Anyone who truly believes that money cannot buy happiness has led a charmed life, or is conveniently forgetting a time in which they suffered for the lack of something that money could easily obtain.
Most people can recall a time when they went hungry for a few days for lack of money to buy food, or nights when they worried about being evicted or having the utilities shut off for their inability to pay. Many can recall a time when money would have made a significant and lasting difference in their quality of life – by enabling them to obtain a better education, or to relocate for a job opportunity that would have been a turning point in their lives. For some, the lack of money is a constant distress.
In that sense, money does not buy happiness so much as it keeps anguish at bay: happiness is correlated to wealth up to about $75,000 per year – before that amount each increase in income has a corresponding increase in happiness, after that amount the slope flattens out considerably. People in that income range have the money they need to satisfy their basic needs and to obtain some level of convenience and comfort – anything more buys luxury that does not increase happiness. And this, perhaps, is the level at which more money cannot buy more happiness, at least in a general sense.
And then there is the matter of the hedonic treadmill, a theory that suggests people become accustomed to a certain level of stimulation. When they experience a new sensation, their pleasure is intense – but as that sensation perpetuates, they become inured to it and need more stimulation in order to experience pleasure again. So what is needed is not a stable level of income, but an ever-increasing one, such that there is a constant increase in the stimulation they sense.

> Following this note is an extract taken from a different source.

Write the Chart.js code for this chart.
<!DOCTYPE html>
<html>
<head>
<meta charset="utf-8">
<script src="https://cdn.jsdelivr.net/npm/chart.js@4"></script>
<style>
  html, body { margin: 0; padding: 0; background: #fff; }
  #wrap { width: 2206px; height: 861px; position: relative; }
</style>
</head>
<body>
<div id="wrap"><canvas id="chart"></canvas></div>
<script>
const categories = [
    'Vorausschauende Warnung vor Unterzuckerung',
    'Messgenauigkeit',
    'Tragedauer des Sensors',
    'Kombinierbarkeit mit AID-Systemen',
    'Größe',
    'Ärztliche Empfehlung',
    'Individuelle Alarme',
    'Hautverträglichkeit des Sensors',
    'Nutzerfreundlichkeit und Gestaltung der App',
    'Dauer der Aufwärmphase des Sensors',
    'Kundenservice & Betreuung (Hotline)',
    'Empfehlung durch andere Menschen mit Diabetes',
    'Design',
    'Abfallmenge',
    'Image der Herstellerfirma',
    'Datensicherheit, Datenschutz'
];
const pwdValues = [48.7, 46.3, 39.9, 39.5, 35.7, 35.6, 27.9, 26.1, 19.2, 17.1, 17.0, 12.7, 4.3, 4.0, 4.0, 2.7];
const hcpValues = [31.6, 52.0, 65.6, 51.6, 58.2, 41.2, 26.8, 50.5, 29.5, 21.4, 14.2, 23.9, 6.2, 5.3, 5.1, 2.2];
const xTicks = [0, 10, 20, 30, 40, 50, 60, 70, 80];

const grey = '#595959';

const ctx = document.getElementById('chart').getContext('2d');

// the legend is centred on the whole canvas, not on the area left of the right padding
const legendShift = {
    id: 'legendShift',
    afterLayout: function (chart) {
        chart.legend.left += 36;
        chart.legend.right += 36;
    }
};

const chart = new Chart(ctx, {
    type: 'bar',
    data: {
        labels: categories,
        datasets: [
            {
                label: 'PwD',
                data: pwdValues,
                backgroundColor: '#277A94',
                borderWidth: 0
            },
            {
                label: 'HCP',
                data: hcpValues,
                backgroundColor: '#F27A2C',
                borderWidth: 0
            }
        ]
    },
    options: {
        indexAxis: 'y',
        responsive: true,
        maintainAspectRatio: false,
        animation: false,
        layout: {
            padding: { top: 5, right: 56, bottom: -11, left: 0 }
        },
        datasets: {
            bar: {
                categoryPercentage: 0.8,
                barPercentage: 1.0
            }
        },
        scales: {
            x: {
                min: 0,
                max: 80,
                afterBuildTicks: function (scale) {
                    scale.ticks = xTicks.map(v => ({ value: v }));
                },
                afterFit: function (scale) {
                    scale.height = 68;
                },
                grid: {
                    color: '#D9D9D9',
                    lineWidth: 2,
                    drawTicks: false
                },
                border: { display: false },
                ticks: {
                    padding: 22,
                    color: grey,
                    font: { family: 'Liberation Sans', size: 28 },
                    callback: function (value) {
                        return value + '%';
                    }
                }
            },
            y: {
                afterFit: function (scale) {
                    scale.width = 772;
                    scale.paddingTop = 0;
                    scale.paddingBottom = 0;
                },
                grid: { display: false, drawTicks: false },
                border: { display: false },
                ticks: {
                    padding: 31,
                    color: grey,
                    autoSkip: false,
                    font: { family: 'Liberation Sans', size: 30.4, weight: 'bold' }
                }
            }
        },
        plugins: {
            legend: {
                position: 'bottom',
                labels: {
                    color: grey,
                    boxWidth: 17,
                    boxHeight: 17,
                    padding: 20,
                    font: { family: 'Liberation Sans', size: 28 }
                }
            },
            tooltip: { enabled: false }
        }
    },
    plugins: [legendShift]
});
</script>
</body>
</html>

However, that does not ring true given the slope of the material happiness curve: the amount of pleasure gained from a certain amount of money would not flatline after a certain point – there would still be a marginal increase in happiness per unit of income, and that is not evident.
There is also evidence that money is not a sufficient cause for happiness. Historically, wealth has increased significantly over time and people today are nearly three times as wealthy as they were fifty years ago – this is across all social classes, even the poor are richer than they have ever been in history. Meanwhile, studies of happiness show little improvement.
What is needed to prove or disprove the correlation is a study in the change of wealth – to correlate happiness with wealth is a good start, but three people at a given level of income may have different histories. The person who has been at that level of income for several years may be moderately happy, one who has recently risen to that level may be ecstatic, and one who has experienced a misfortune that reduced their income to that level may be miserable. The average score would average the three together, washing out the effects of the change.
So to correlate material wealth to happiness would also require a study of the changes in wealth – while it is entirely reasonable to assume that there is a correlation between change in wealth and change in happiness, to my knowledge this has never been quantified.